▸ EXERCISE DESCRIPTION
Starting at the top of the listing, extract every line up to and including the one with "ytick_labels = ['0,01', '0,10', '1,00', '10,00']". Pictures stay out of the copy.

---

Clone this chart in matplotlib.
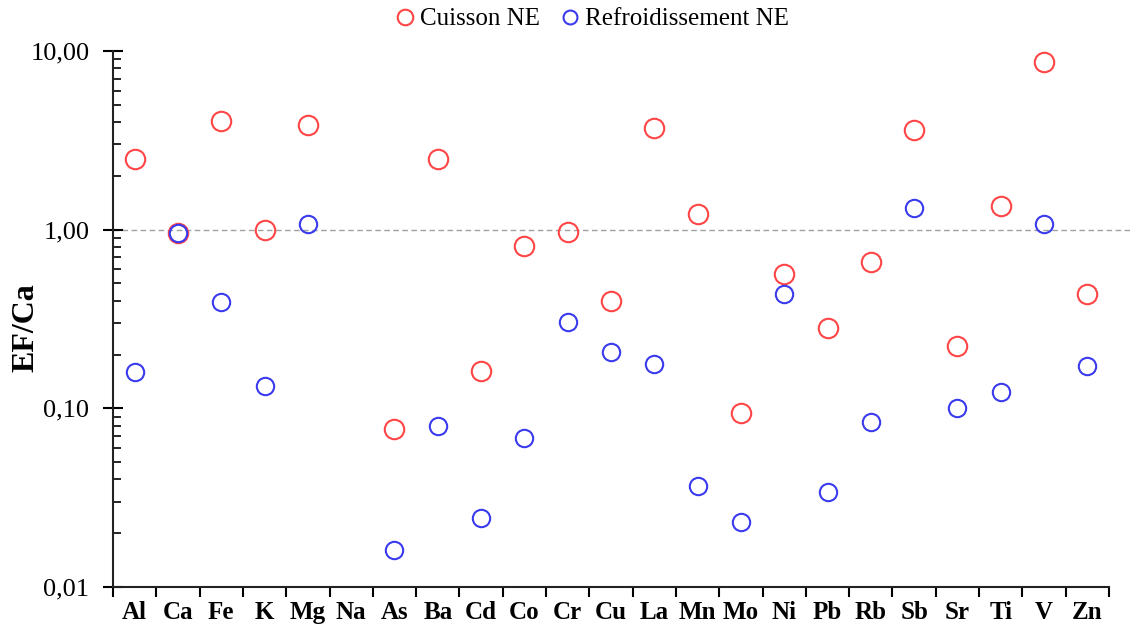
import numpy as np
import matplotlib
matplotlib.use('Agg')
import matplotlib.pyplot as plt
from matplotlib.ticker import FixedLocator, LogLocator, NullFormatter

# elements and enrichment factors (normalised to Ca)
elements = ['Al', 'Ca', 'Fe', 'K', 'Mg', 'Na', 'As', 'Ba', 'Cd', 'Co', 'Cr', 'Cu',
            'La', 'Mn', 'Mo', 'Ni', 'Pb', 'Rb', 'Sb', 'Sr', 'Ti', 'V', 'Zn']
cuisson = [2.50, 0.96, 4.03, 1.00, 3.83, np.nan, 0.077, 2.50, 0.162, 0.81, 0.97, 0.40,
           3.73, 1.23, 0.094, 0.567, 0.282, 0.662, 3.63, 0.224, 1.36, 8.62, 0.438]
refroid = [0.160, 0.96, 0.395, 0.134, 1.08, np.nan, 0.0161, 0.080, 0.0244, 0.0684, 0.305, 0.207,
           0.177, 0.0368, 0.0231, 0.438, 0.034, 0.084, 1.33, 0.1007, 0.124, 1.08, 0.173]
yticks = [0.01, 0.1, 1, 10]
ytick_labels = ['0,01', '0,10', '1,00', '10,00']

plt.rcParams['font.family'] = ['Liberation Serif', 'DejaVu Serif']

fig = plt.figure(figsize=(11.3, 6.34), dpi=100)
ax = fig.add_axes([0.1, 0.0741, 0.8814, 0.8455])

x = np.arange(len(elements))
ax.plot(x, cuisson, 'o', ms=14, mfc='none', mec='#ff4545', mew=1.5, label='Cuisson NE', zorder=3)
ax.plot(x, refroid, 'o', ms=12.5, mfc='none', mec='#3a3aee', mew=1.5, label='Refroidissement NE', zorder=3)

# reference line at 1
ax.axhline(1, xmin=0, xmax=1.022, color='#a0a0a0', ls='--', lw=1, dashes=(4, 2.5), clip_on=False, zorder=1)

ax.set_yscale('log')
ax.set_ylim(0.01, 10)
ax.set_xlim(-0.5, len(elements) - 0.5)

ax.yaxis.set_major_locator(FixedLocator(yticks))
ax.set_yticklabels(ytick_labels, fontsize=19)
ax.yaxis.set_minor_locator(LogLocator(base=10, subs=np.arange(2, 10)))
ax.yaxis.set_minor_formatter(NullFormatter())
ax.tick_params(axis='y', which='major', direction='inout', length=14, width=1.5, pad=10)
ax.tick_params(axis='y', which='minor', direction='in', length=6, width=1.2)

# category ticks at boundaries, labels at centers
ax.set_xticks(np.arange(len(elements) + 1) - 0.5)
ax.set_xticklabels([])
ax.set_xticks(x, minor=True)
ax.set_xticklabels(elements, minor=True, fontsize=18, fontweight='bold')
ax.tick_params(axis='x', which='major', direction='out', length=7, width=1.5)
ax.tick_params(axis='x', which='minor', length=0, pad=10)

for s in ['top', 'right']:
    ax.spines[s].set_visible(False)
for s in ['left', 'bottom']:
    ax.spines[s].set_linewidth(1.5)
    ax.spines[s].set_color('#222222')

fig.text(26 / 1130, 0.484, 'EF/Ca', rotation=90, fontsize=23, fontweight='bold',
         ha='center', va='center')

fig.legend(loc='center', bbox_to_anchor=(0.522, 0.970), ncol=2, frameon=False,
           fontsize=18, handletextpad=0.0, columnspacing=0.6, markerscale=0.8,
           handlelength=1.2)

fig.savefig('out.png', dpi=100)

---

▸ THE SOLUTION
Clone this chart in matplotlib.
import numpy as np
import matplotlib
matplotlib.use('Agg')
import matplotlib.pyplot as plt
from matplotlib.ticker import FixedLocator, LogLocator, NullFormatter

# elements and enrichment factors (normalised to Ca)
elements = ['Al', 'Ca', 'Fe', 'K', 'Mg', 'Na', 'As', 'Ba', 'Cd', 'Co', 'Cr', 'Cu',
            'La', 'Mn', 'Mo', 'Ni', 'Pb', 'Rb', 'Sb', 'Sr', 'Ti', 'V', 'Zn']
cuisson = [2.50, 0.96, 4.03, 1.00, 3.83, np.nan, 0.077, 2.50, 0.162, 0.81, 0.97, 0.40,
           3.73, 1.23, 0.094, 0.567, 0.282, 0.662, 3.63, 0.224, 1.36, 8.62, 0.438]
refroid = [0.160, 0.96, 0.395, 0.134, 1.08, np.nan, 0.0161, 0.080, 0.0244, 0.0684, 0.305, 0.207,
           0.177, 0.0368, 0.0231, 0.438, 0.034, 0.084, 1.33, 0.1007, 0.124, 1.08, 0.173]
yticks = [0.01, 0.1, 1, 10]
ytick_labels = ['0,01', '0,10', '1,00', '10,00']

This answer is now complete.